Growth and change in the Square Mile

Monday 15 September 2014

© Agnese Sanvito

The City of London is forging ahead with initiatives to make it become a better, more attractive place to be in, and thereby help its businesses to lure and retain the best staff.

That was one of the key messages to emerge from a special On Location conference held at the Guildhall last week at which placemaking and cultural attractions were deemed to be just as important in attracting businesses – small and large – as the facilities they have behind their front doors.

Mark Boleat, Chairman of the Policy and Resources Committee, City of London Corporation said that the Square Mile works ‘energetically’ toward keeping it as the premium international centre for business, focusing its planning policies towards meeting business needs. But – leaving aside bigger problems such as housing and slow broadband speeds in the City – the Square Mile has an ‘encouragingly high’ number of cranes and has become a very attractive place for people and a vibrant community. ‘That is critically important for us’, he said.
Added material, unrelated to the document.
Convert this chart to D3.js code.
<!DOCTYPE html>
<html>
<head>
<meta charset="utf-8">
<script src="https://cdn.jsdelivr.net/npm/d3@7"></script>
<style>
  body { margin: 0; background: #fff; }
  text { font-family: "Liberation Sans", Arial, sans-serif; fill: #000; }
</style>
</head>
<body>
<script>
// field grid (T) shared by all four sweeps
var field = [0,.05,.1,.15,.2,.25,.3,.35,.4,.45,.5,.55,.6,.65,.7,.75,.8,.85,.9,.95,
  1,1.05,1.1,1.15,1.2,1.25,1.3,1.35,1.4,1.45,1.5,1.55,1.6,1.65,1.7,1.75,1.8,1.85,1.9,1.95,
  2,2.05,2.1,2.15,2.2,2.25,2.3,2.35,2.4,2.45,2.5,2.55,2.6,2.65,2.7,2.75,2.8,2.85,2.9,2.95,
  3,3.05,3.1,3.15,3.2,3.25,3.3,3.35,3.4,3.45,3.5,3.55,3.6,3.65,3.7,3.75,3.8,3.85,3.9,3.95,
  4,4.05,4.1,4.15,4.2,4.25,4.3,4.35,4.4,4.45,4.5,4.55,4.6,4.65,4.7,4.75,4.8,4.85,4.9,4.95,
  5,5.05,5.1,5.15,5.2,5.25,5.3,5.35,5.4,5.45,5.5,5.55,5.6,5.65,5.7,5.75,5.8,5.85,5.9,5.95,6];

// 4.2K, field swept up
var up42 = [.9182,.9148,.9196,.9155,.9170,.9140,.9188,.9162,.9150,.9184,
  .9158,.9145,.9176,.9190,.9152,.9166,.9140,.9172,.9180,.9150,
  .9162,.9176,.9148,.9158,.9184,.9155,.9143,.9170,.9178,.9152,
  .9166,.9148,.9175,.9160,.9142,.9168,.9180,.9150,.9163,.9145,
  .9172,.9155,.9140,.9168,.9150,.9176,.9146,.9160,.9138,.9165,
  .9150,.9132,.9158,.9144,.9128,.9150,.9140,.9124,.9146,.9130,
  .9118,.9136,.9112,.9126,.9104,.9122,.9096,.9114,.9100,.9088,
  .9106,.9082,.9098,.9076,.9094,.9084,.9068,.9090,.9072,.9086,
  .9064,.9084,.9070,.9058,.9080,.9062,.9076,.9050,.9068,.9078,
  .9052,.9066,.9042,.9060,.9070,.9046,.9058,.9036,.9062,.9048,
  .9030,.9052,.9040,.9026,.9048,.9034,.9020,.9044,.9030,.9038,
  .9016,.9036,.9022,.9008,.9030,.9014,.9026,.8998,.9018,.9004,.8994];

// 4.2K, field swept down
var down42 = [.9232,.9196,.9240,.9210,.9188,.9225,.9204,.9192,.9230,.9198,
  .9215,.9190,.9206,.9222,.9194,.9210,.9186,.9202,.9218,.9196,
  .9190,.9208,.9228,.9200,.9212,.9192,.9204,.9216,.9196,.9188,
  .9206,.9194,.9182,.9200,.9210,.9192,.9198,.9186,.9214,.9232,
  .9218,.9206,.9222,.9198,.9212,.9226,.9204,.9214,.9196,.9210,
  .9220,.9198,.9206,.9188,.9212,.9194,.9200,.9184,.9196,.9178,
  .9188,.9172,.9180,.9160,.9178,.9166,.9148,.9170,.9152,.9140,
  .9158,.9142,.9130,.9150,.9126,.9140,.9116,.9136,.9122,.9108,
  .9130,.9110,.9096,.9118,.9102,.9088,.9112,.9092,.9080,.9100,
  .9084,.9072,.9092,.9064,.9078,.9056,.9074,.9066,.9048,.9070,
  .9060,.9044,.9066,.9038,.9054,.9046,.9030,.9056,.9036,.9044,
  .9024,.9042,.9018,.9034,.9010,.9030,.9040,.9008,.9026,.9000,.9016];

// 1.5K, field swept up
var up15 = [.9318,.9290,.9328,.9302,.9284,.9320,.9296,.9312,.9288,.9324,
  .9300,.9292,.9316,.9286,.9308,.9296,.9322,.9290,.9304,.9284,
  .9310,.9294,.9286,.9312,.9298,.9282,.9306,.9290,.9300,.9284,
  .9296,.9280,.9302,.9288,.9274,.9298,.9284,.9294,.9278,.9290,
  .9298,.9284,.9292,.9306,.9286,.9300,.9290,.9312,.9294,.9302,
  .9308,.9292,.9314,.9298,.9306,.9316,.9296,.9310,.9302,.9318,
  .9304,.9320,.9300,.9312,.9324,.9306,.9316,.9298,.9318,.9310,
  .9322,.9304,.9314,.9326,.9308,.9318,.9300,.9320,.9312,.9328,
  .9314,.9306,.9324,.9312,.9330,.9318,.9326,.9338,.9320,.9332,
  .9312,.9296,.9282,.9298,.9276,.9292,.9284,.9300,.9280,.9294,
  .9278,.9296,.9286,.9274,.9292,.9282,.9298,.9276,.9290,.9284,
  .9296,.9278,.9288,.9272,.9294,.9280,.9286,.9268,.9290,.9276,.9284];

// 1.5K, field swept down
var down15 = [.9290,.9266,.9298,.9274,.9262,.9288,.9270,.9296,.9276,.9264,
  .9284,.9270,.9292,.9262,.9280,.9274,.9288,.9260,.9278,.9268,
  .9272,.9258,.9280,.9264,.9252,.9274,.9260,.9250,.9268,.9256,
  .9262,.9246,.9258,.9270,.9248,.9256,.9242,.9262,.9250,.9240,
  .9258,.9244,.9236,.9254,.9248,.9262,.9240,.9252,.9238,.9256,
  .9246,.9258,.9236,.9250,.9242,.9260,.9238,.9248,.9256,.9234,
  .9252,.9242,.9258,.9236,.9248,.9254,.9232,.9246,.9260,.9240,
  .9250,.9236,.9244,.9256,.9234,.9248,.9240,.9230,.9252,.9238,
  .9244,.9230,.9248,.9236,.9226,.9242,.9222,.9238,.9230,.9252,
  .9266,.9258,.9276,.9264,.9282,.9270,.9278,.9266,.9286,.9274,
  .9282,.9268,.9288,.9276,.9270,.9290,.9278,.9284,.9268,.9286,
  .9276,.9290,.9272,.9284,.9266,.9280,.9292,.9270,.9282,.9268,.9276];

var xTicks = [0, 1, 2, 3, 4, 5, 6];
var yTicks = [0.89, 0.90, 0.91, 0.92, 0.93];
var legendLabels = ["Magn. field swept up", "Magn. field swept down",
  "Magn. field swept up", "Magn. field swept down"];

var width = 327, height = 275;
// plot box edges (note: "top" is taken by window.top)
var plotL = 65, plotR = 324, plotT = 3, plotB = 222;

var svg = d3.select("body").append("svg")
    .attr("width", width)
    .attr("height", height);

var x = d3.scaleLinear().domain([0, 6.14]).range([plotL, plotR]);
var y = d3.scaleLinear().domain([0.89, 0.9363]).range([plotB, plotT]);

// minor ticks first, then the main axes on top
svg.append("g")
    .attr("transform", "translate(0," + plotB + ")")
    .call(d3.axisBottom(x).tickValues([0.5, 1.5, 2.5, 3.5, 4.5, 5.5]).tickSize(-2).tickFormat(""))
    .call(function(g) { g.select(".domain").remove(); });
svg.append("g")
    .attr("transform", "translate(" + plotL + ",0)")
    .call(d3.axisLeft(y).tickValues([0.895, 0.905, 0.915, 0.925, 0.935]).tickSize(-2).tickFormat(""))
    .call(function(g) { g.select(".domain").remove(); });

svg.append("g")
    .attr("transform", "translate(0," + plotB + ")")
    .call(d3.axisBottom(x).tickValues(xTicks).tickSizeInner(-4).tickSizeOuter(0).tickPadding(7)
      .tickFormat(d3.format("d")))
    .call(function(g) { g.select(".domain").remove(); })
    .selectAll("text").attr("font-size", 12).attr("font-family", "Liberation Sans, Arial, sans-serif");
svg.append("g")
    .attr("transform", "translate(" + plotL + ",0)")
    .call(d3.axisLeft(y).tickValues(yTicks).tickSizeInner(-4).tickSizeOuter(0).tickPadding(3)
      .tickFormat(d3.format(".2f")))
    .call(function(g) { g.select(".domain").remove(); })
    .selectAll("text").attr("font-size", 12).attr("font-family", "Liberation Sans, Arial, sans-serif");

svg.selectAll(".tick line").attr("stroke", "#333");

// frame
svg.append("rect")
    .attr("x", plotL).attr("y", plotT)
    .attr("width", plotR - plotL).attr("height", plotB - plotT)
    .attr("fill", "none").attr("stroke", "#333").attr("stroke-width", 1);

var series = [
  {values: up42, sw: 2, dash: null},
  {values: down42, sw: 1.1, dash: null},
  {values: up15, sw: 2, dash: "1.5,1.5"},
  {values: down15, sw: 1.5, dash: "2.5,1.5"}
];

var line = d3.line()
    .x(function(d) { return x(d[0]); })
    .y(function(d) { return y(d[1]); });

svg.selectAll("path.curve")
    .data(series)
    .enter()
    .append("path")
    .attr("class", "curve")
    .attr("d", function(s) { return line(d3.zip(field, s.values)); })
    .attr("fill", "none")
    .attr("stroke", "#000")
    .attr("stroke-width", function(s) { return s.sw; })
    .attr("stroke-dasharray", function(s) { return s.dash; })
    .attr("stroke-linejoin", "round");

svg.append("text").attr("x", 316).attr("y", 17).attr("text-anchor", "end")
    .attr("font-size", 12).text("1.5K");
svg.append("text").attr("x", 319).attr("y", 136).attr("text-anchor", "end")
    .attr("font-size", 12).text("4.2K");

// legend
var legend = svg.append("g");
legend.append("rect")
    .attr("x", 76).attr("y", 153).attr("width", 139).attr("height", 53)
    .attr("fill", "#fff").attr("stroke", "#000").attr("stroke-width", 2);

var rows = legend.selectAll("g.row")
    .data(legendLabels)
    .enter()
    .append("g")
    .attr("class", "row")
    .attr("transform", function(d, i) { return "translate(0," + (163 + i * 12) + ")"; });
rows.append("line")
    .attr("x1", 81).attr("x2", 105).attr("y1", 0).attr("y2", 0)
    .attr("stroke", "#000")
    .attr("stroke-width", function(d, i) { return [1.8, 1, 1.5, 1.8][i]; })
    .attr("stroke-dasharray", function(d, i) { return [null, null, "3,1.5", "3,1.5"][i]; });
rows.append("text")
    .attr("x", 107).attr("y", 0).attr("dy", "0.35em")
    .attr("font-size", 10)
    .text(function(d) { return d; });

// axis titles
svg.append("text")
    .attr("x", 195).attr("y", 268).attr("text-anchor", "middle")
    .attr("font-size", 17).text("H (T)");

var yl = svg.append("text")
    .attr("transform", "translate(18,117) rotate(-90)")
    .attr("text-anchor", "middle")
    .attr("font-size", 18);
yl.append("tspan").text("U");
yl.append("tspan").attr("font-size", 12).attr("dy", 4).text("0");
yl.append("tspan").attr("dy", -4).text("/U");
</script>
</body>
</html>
It was this kind of consideration that weighed heavily in Aon’s decision to up sticks from Chicago and establish its HQ in the Leadenhall Building, said the company’s COO, David Ledger. ‘The move was an opportunity fundamentally driven by our view of how we see and serve clients more effectively and actively to promote our global growth’, said Ledger. ‘Financial benefits also came into play, but being a part of this centre of excellence, and being able to deliver industry-leading solutions for our clients were the two critical elements of our decision’. The firm was drawn by the ‘vibrancy’ of the City, coupled with the quality of available talent. Unusually among insurers, Aon has taken soundings from other firms and embraced a new culture of agile working, with no offices for UK management, no fixed desks for colleagues and the use of storage and paper kept to a minimum.
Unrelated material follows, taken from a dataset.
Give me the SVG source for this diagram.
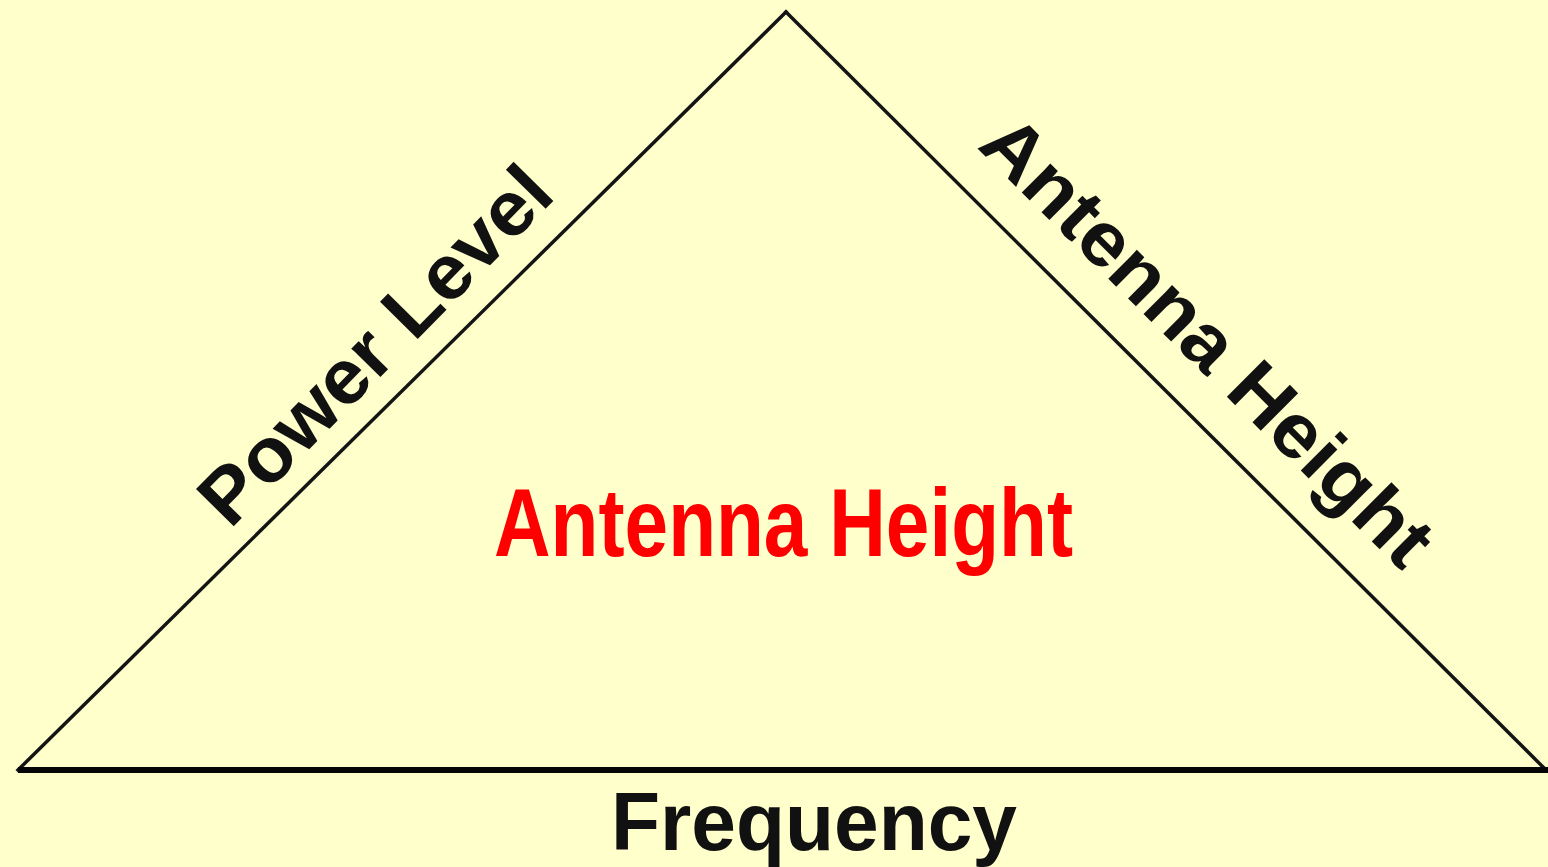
<svg xmlns="http://www.w3.org/2000/svg" width="1548" height="867" viewBox="0 0 1548 867">
  <style>
    .edge { stroke: #141414; stroke-width: 3.5; fill: none; stroke-linecap: square; }
    .base { stroke: #050505; stroke-width: 6; fill: none; }
    .lbl { font-family: "Liberation Sans", Arial, sans-serif; font-weight: bold; fill: #111111; }
    .title { font-family: "Liberation Sans", Arial, sans-serif; font-weight: bold; fill: #FF0000; }
  </style>
  <rect x="0" y="0" width="1548" height="867" fill="#FFFFCC"/>
  <g id="connectors">
    <line class="edge" x1="18" y1="770" x2="786" y2="12"/>
    <line class="edge" x1="786" y1="12" x2="1546" y2="770"/>
    <line class="base" x1="18" y1="770" x2="1548" y2="770"/>
  </g>
  <g id="power-level">
    <text class="lbl" font-size="77" transform="translate(230,530) rotate(-45.5)" x="0" y="0" textLength="467" lengthAdjust="spacingAndGlyphs">Power Level</text>
  </g>
  <g id="antenna-height-side">
    <text class="lbl" font-size="77" transform="translate(976,147) rotate(44.9)" x="0" y="0" textLength="602" lengthAdjust="spacingAndGlyphs">Antenna Height</text>
  </g>
  <g id="frequency">
    <text class="lbl" font-size="82" x="611" y="850" textLength="406" lengthAdjust="spacingAndGlyphs">Frequency</text>
  </g>
  <g id="title">
    <text class="title" font-size="96" x="494" y="556" textLength="579" lengthAdjust="spacingAndGlyphs">Antenna Height</text>
  </g>
</svg>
JLL head of research Jon Neale said that the City is the single largest provider of office stock and will remain so for the next 10 years; provision of new space in the City – currently constrained – is ‘absolutely vital’ to the future of the London economy. The occupier base in the City has become more diverse, with much of the TMT sector taking up the slack. But an important trend in the wider central London market was that companies are becoming more footloose, and transport improvements such as Crossrail will only encourage that more. Occupiers are also thinking more ‘scientifically’ about where they are, and office densities are on the rise. ‘Companies see offices and the urban environment around them being essential parts of their brand and an important recruitment tool’, Neale said. It is, he added, as much about where you are today as it is about how you design your office.
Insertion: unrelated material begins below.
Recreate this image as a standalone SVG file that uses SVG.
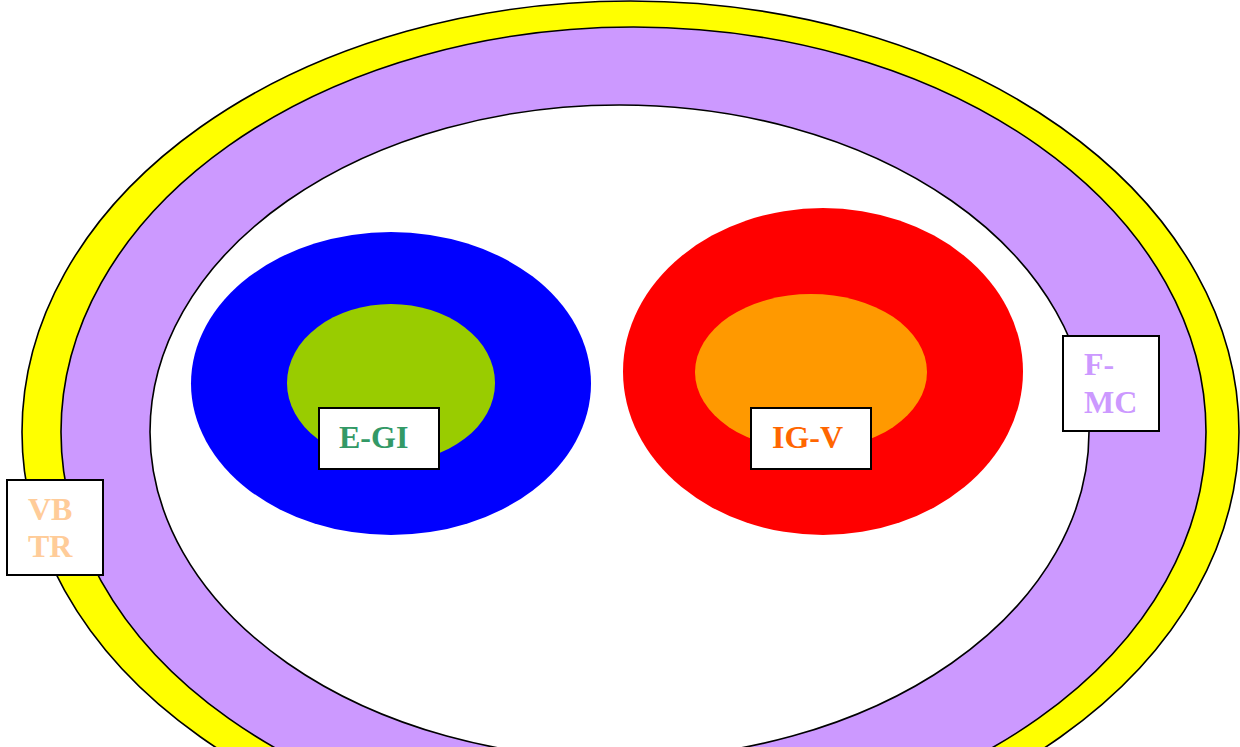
<svg xmlns="http://www.w3.org/2000/svg" width="1240" height="747" viewBox="0 0 1240 747">
<style>
.ring{stroke:#000;stroke-width:1.6}
.box{fill:#fff;stroke:#000;stroke-width:2}
.lbl{font-family:"Liberation Serif","Times New Roman",serif;font-weight:bold;font-size:32px}
</style>
<rect width="1240" height="747" fill="#fff"/>
<g id="outer-yellow"><ellipse class="ring" cx="630.5" cy="432" rx="608.5" ry="431" fill="#FFFF00"/></g>
<g id="purple-ring"><ellipse class="ring" cx="633.5" cy="432" rx="572.5" ry="405" fill="#CC99FF"/></g>
<g id="inner-white"><ellipse class="ring" cx="619.5" cy="432" rx="469.5" ry="327" fill="#fff"/></g>
<g id="blue-group">
<ellipse cx="391" cy="383.5" rx="200" ry="151.5" fill="#0000FF"/>
<ellipse cx="391" cy="383" rx="104" ry="79" fill="#99CC00"/>
</g>
<g id="red-group">
<ellipse cx="823" cy="371.5" rx="200" ry="163.5" fill="#FF0000"/>
<ellipse cx="811" cy="372" rx="116" ry="78" fill="#FF9900"/>
</g>
<g id="connectors"></g>
<g id="label-egi">
<rect class="box" x="319" y="408" width="120" height="61"/>
<text class="lbl" x="339" y="448" fill="#339966">E-GI</text>
</g>
<g id="label-igv">
<rect class="box" x="751" y="408" width="120" height="61"/>
<text class="lbl" x="772" y="448" fill="#FF6600">IG-V</text>
</g>
<g id="label-fmc">
<rect class="box" x="1063" y="336" width="96" height="95"/>
<text class="lbl" fill="#CC99FF"><tspan x="1084" y="375">F-</tspan><tspan x="1084" y="413">MC</tspan></text>
</g>
<g id="label-vbtr">
<rect class="box" x="7" y="480" width="96" height="95"/>
<text class="lbl" fill="#FFCC99"><tspan x="28" y="520">VB</tspan><tspan x="28" y="557">TR</tspan></text>
</g>
</svg>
For Grant Brooker, senior executive partner at Foster + Partners, ‘it’s all about the talent’, rather than the buildings, with a key trend in building design being to allow more internal communication within organisations, and another being how technology is impacting on space requirements. Everything is about ‘transparency, team spaces’ and sharing space, with better in-house facilities such as cafes and restaurants to improve morale and, again, attract the best staff. Those extend outside the front door to creating ‘place’, said Broadgate Estates CEO, Steve Whyman. The key themes, said Land Securities leasing director Matthew Flood, are collaboration, productivity, efficiency and talent retention. ‘Whether you’re a bank or a Google, those are the things that matter to the people at the top of those industries to make sure they are successful’, he said. Indeed, said Gensler principal Philip Tidd, we need to provide much richer and more diverse places, but it was fascinating to see the ‘sharing generation’ and how much work is done outside of buildings ‘because they can’.

The City needs to remember that it is business-focused, said Peter Bennett, City Surveyor, but his team is involved in creating a better street scene with greater retail and cultural activity. Victor Callister, assistant director for Eenvironmental enhancement, City of London Corporation added that a key balance is between congestion and the movement of traffic, with information collection contributing to accommodating growth in ‘softer forms’ like cycling. A major factor was the move to installing 20mph speed limits, and the need to design streets where that feels natural.

Finally, the conference also heard from a group of people who are involved in helping to raise the quality of culture and heritage in the Square Mile and how it can be improved and better integrated within the urban environment. Sir Nicholas Kenyon, managing director, Barbican Centre said that cities are ‘sensual, emotional experiences, for good and bad’, something which was ‘absolutely key to our experience of the Square Mile.’ But despite the Museum of London attracting a million visitors a year and Barbican two million, ‘we do not have the public realm that those people deserve.’ And given that cultural activities in the area produce £290m a year, ‘this is not an add-on. It is central to people’s experience of life.’ The vision is to maximize the City’s offer of cultural facilities such as the Guildhall School’s Milton Court or new Barbican cinemas, integrating them better into the life of the city.

Michael Cassidy, chairman of the City of London Cultural Hub Advisory Group, agreed. ‘We have become a financial hub for many of the world’s business transactions’, he said. ‘But, do you know? That’s not enough to make a marvellous global centre. You need to have more, and it’s the cultural contribution which adds that special dimension to those who choose to work here.’

There is only one road in the City, he added, at Farringdon – the rest are streets, because once you have arrived you don’t need roads. ‘Why is it that big companies are pretty much all moving to the heart of London? Because that is where the talent is, and what they enjoy is the cultural experience.’